Finding $\int^{\pi}_{0}\sin(8x+8\sin 3x)dx$

Question

Finding $\displaystyle \int^{\pi}_{0}\cos^4(x+\sin 3x)dx$

Try: From $\displaystyle \cos^4(x)=(\cos^2(x))^2=\frac{1}{4}\bigg[1+\cos 2x\bigg]^2$

$$=\frac{1}{4}+\frac{1}{8}\bigg(1+\cos^2(4x)+2\cos 4x\bigg)+\frac{\cos 2x}{2}$$

$$=\frac{3}{8}+\frac{1}{16}+\frac{1}{16}\cos(8x)+\frac{1}{4}\cos(4x)+\frac{1}{2}\cos(2x)$$

So $$\cos^4(x+\sin 3x)=\frac{7}{16}+\frac{1}{16}\cos(8x+8\sin 3x)+\frac{1}{4}\cos(4x+4\sin 3x)+\frac{1}{2}\cos(2x+3\sin 3x)$$

How can i solve $$\int^{\pi}_{0}\sin(8x+8\sin 3x)dx$$

$$\int^{\pi}_{0}\sin(4x+4\sin 3x)dx$$ Type integrals

I have seems that it is not possible in elementry way

could some help me to solve it . thanks

Answer 1

$\cos^4\theta$ can be written in terms of $1,\cos(2\theta),\cos(4\theta)$. Additionally the value of

$$ \int_{0}^{\pi}\cos\left(2kx+2k\sin(3x)\right)\,dx=\frac{1}{2}\text{Re}\int_{-\pi}^{\pi}e^{2k i x}\cdot e^{2ki\sin(3x)}\,dx $$ can be derived from the Jacobi-Anger expansion $$ e^{iz\sin\theta} = \sum_{n\in\mathbb{Z}} J_n(z) e^{in\theta} $$ leading to $$ e^{2ki\sin(3x)}=\sum_{n\in\mathbb{Z}}J_n(2k) e^{3nix}. $$ Since for any $a,b\in\mathbb{Z}$ we have $\int_{-\pi}^{\pi}e^{aix}e^{bix}\,dx = 2\pi\delta(a+b)$, for $k\in\mathbb{N}$ the integral $\int_{0}^{\pi}\cos\left(2kx+2k\sin(3x)\right)\,dx$ differs from zero only if $2k$ is a multiple of $3$ (i.e. if $k$ is a multiple of $3$), and in such a case it equals $\pi J_{2k/3}(2k)$ (with $J_n$ being a Bessel function of the first kind).
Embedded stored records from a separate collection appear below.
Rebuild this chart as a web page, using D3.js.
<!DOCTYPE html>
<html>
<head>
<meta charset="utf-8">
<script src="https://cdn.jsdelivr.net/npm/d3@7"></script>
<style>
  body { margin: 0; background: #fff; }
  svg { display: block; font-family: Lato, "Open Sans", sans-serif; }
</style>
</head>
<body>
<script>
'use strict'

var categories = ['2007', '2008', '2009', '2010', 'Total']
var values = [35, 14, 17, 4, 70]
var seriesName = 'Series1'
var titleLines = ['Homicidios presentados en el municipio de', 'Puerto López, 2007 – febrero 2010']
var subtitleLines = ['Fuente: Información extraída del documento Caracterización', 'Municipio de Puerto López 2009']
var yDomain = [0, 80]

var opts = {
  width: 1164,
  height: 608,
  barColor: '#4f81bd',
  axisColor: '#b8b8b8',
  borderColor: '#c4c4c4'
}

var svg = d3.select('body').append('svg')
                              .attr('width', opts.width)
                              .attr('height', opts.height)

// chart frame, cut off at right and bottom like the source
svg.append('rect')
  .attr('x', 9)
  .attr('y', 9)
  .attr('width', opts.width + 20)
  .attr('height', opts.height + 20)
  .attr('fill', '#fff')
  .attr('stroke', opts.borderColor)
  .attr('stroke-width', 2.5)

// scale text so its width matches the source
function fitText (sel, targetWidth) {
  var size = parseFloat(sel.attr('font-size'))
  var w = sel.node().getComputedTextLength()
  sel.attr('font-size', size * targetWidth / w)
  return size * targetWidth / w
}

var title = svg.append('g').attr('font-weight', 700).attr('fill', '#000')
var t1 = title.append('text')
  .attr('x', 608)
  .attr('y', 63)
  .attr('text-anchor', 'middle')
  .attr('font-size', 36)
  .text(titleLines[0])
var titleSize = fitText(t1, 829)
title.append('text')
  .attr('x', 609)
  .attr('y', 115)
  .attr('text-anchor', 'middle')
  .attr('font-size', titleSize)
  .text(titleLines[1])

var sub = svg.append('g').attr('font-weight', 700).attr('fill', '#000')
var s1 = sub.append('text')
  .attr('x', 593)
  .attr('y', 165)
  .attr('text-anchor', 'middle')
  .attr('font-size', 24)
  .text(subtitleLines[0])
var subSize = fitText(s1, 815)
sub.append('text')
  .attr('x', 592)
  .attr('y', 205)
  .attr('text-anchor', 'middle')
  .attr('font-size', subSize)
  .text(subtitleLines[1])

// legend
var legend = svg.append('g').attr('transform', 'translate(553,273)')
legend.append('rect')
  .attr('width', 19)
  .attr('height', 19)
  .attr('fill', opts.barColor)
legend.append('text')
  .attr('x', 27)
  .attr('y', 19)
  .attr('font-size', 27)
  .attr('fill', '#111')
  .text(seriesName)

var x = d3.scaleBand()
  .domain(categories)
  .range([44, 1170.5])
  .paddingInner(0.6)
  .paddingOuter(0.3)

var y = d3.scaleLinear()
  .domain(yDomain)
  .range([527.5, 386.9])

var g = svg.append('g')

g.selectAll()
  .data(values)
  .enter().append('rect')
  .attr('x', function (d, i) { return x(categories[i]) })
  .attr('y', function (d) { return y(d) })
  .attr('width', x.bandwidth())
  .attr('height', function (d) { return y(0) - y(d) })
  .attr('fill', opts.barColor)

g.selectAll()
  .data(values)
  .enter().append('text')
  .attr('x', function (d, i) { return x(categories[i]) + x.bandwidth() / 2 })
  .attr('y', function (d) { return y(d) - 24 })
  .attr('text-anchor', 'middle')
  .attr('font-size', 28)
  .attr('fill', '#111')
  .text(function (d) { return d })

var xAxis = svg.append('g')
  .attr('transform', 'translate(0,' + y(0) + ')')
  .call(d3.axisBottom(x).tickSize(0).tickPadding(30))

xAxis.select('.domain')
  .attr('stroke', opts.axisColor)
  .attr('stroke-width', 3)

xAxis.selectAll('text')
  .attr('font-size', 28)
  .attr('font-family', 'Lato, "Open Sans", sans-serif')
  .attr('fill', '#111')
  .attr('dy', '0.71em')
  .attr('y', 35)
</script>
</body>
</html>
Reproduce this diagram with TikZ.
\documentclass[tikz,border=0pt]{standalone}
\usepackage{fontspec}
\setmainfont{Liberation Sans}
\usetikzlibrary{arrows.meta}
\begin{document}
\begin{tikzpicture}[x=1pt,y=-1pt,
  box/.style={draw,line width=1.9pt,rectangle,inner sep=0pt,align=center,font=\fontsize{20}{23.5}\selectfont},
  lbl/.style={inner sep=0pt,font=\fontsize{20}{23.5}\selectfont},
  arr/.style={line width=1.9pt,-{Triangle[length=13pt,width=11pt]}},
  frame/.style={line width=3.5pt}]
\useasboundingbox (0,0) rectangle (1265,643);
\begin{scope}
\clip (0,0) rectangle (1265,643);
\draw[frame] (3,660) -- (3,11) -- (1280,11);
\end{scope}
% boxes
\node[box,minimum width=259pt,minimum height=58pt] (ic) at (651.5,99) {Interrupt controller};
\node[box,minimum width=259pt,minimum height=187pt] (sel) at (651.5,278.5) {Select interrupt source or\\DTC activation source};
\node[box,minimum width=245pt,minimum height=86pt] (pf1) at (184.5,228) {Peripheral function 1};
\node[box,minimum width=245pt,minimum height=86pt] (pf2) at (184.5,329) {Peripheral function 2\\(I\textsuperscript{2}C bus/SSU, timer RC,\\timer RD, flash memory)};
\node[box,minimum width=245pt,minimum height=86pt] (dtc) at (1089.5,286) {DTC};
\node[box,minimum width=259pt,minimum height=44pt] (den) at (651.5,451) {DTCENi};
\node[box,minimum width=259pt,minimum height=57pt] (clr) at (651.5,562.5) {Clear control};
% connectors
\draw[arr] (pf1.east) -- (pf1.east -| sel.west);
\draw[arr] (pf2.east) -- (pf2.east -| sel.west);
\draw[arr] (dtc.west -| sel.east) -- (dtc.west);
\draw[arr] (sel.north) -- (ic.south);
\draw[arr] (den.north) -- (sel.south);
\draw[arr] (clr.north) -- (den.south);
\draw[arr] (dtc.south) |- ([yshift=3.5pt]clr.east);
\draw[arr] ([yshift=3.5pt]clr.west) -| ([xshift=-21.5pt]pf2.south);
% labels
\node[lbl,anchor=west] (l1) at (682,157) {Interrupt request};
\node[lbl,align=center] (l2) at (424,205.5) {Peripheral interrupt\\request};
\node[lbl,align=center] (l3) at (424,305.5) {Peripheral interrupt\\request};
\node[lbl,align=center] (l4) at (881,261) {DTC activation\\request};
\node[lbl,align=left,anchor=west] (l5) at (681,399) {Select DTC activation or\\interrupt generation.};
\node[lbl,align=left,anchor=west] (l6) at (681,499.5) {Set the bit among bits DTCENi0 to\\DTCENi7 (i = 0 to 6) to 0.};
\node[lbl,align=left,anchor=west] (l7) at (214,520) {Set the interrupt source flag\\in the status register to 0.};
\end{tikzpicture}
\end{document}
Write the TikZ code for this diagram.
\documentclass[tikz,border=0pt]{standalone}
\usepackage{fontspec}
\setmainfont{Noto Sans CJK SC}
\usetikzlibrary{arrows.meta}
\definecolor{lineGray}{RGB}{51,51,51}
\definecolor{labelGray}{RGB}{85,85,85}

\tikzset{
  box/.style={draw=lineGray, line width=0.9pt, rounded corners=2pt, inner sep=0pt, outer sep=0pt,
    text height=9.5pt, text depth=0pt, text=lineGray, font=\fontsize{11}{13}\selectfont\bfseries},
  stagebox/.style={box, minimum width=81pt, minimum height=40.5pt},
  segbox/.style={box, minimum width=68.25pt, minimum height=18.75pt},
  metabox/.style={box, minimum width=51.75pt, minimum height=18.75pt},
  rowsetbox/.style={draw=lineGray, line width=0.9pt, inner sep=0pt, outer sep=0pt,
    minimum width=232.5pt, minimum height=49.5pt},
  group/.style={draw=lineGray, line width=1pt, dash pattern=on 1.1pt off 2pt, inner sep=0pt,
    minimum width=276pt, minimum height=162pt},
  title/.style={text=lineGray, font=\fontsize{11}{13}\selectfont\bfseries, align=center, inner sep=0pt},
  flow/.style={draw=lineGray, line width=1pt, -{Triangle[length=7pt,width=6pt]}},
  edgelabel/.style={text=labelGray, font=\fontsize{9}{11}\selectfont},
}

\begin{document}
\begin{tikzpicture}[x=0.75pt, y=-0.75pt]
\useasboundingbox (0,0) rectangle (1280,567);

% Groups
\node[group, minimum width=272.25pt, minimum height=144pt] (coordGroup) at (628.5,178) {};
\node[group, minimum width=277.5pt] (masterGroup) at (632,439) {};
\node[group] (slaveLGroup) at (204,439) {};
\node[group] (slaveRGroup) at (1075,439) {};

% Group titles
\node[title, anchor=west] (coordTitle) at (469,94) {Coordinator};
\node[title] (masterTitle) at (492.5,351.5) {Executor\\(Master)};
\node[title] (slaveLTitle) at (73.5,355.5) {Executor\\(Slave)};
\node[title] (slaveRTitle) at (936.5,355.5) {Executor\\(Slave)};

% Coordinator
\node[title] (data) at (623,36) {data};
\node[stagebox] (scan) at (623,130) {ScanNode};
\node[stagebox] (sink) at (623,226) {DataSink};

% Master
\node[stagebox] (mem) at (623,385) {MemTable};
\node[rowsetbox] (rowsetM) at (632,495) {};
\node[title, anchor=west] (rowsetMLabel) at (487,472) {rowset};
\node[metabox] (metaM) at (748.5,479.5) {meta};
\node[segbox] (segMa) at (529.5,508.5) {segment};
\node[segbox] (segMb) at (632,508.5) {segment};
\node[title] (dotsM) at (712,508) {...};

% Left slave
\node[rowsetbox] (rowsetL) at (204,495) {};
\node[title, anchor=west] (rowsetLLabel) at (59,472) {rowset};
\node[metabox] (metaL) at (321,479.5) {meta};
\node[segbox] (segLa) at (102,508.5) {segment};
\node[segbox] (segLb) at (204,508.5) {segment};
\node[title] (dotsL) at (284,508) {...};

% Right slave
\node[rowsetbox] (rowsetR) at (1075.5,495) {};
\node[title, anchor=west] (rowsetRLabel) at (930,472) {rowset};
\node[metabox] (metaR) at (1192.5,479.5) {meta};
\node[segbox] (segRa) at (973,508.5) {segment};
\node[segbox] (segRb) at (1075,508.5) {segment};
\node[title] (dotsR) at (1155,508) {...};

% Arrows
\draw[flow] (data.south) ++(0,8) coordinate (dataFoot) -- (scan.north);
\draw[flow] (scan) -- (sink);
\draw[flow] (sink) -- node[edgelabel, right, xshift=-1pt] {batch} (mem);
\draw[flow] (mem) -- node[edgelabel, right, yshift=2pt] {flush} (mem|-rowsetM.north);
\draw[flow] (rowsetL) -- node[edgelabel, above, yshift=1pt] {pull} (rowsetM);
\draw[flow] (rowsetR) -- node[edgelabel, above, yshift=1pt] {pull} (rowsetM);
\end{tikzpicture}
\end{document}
Since neither $2$ or $4$ are multiples of three and $\cos^4(\theta)=\frac{3}{8}+\frac{1}{2}\cos(2\theta)+\frac{1}{8}\cos(4\theta)$, it follows that $$ \int_{0}^{\pi}\cos^4(x+\sin(3x))\,dx = \color{red}{\frac{3\pi}{8}}.$$